When the war ended he was a Sub-Lieutenant in H.M.S. Vidette.
All this by the age of 20!
Gibraltar, in the Second World War
In 1920, he retired from the Navy and after studying agriculture, he went in 1924 to farm in Southern Rhodesia.
He was there when the present war broke out and was recalled to service. He was on HMS Esperance Bay as Lieut.-Commander until 1941. when he commanded a Coastal Force Base at Gibraltar.
In 1943, he was appointed to H.M.S. Dragon Fly at Hayling Island, Hants. This appointment having terminated, he had applied for an appointment in the Far East and in the meantime had come to Newbiggin Hall on a month’s leave. arriving last Friday.
There’s a whole ‘where do you start?’ feeling about that. Naval battles in the First World War; Gibraltar in the Second… farming in Africa between…

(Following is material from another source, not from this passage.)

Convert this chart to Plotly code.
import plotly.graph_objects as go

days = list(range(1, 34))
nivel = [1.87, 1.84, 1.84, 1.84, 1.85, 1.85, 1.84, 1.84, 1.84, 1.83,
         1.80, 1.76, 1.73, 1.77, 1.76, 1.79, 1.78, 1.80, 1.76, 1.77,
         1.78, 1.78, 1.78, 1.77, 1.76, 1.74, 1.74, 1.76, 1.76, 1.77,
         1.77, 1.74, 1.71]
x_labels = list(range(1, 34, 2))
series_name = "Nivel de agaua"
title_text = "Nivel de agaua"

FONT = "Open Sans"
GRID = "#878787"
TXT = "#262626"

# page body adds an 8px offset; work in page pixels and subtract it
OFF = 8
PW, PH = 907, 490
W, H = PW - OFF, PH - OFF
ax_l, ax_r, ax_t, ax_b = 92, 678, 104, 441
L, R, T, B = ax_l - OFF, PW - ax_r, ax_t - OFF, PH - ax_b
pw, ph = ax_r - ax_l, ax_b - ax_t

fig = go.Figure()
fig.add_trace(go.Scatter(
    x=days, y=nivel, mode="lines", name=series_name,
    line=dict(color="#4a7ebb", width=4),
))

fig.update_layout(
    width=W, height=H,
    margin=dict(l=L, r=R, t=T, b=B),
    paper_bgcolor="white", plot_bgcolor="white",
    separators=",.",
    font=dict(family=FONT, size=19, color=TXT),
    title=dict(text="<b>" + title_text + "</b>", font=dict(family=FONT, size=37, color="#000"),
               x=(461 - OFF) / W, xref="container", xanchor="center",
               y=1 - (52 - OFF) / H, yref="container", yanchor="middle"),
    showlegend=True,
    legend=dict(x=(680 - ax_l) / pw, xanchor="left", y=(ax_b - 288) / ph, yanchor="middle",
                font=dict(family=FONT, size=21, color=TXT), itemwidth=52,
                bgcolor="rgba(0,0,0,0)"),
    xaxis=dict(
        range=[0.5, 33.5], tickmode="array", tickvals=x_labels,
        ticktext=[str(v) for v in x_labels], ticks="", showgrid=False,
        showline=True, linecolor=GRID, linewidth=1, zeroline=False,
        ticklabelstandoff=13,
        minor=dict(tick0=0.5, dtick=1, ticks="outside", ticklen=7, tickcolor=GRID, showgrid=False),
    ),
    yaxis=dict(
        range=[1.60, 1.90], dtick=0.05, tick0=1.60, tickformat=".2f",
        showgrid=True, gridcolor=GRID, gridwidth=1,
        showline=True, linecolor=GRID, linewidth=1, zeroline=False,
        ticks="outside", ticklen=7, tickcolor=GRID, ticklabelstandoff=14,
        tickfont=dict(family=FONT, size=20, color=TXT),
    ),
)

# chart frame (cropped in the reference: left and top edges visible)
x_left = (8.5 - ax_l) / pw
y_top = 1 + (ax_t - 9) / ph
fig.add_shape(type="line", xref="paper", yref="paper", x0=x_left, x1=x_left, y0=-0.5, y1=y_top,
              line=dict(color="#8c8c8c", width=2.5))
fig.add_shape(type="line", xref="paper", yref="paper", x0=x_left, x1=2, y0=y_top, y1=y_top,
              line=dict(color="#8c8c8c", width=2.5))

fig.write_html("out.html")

And he was looking, at 44, to serve in the Far East theatre of war.
Newbiggin Hall – the Crackanthorpe family
But having survived action in two world wars, his death was the result of a terrible tragedy.
To go back to the ‘dynasty’ of the Crackanthorpes of Newbiggin Hall.
Lt.-Cdr. Francis Dayrell Montague Crackanthorpe was born in 1900. He married Isabel Cary-Elwes in Rhodesia (now Zimbabwe) in 1925, and they had a daughter and a son.
Francis (‘Frank’ on the 1911 census) was the son of diplomat Dayrell Eardley Montague Crackanthorpe and his wife Ida (Sickles – daughter of General Daniel E Sickles).
She was a volunteer nurse in the First World War, and died in France.
Their ‘stories’ are for another day.
The younger son referred to in the obituary was George Christopher Crackenthorpe, who died in 1931, aged just 30, in a London nursing home after a long illness.
There was also a sister, Ida Blanche.
Dayrell Eardley Montague Crackanthorpe was the son of Montague Hughes Cookson and Blanche Alethea Elizabeth Holt.
Montague Cookson took the name Crackanthorpe by Royal Licence in 1888 on inheriting the Crackanthorpe estate through his grandmother Dorothy Crackanthorpe.
Dorothy Crackenthorpe (circa 1719 to 1792) married 1741 Williams Cookson of Penrith (c1711 to 1787).
The early Crackenthorpes are ‘worth’ coming back to. And Montague and his offspring each merit their own post.
Tragedy at Newbiggin Hall
But back to Francis (Frank) and the tragedy.
Lieutenant Commander Crackenthorpe, you will remember, was on leave at Newbiggin Hall in December 1944.
He set out alone one morning, to shoot pheasants. That evening, when he had failed to return, a search party set out.
His body was found in a shallow stream. It was thought he he must have slipped while crossing a footbridge made of trees and planks. The bridge was slippery and had a rail at the end you had to step over.
His gun had been at full cock and somehow, had discharged – the shot entering the lower part of his chest on the left side.
Inquest verdict: accidental death.
Puzzled how that could happen, and with the inquest light on detail, I asked a friend who knows about guns.
His thought was that when Francis Crackenthorpe went to step over the rail, he must have tried to use the gun as a walking stick, to aid balance in the slippery conditions.
And he’d have done so with the stock end to the ground: the safer way to point a cocked gun would have bunged up the barrel with mud.
A sharp jolt – caused by him slipping – would have been enough to cause the gun to fire, with fatal consequences.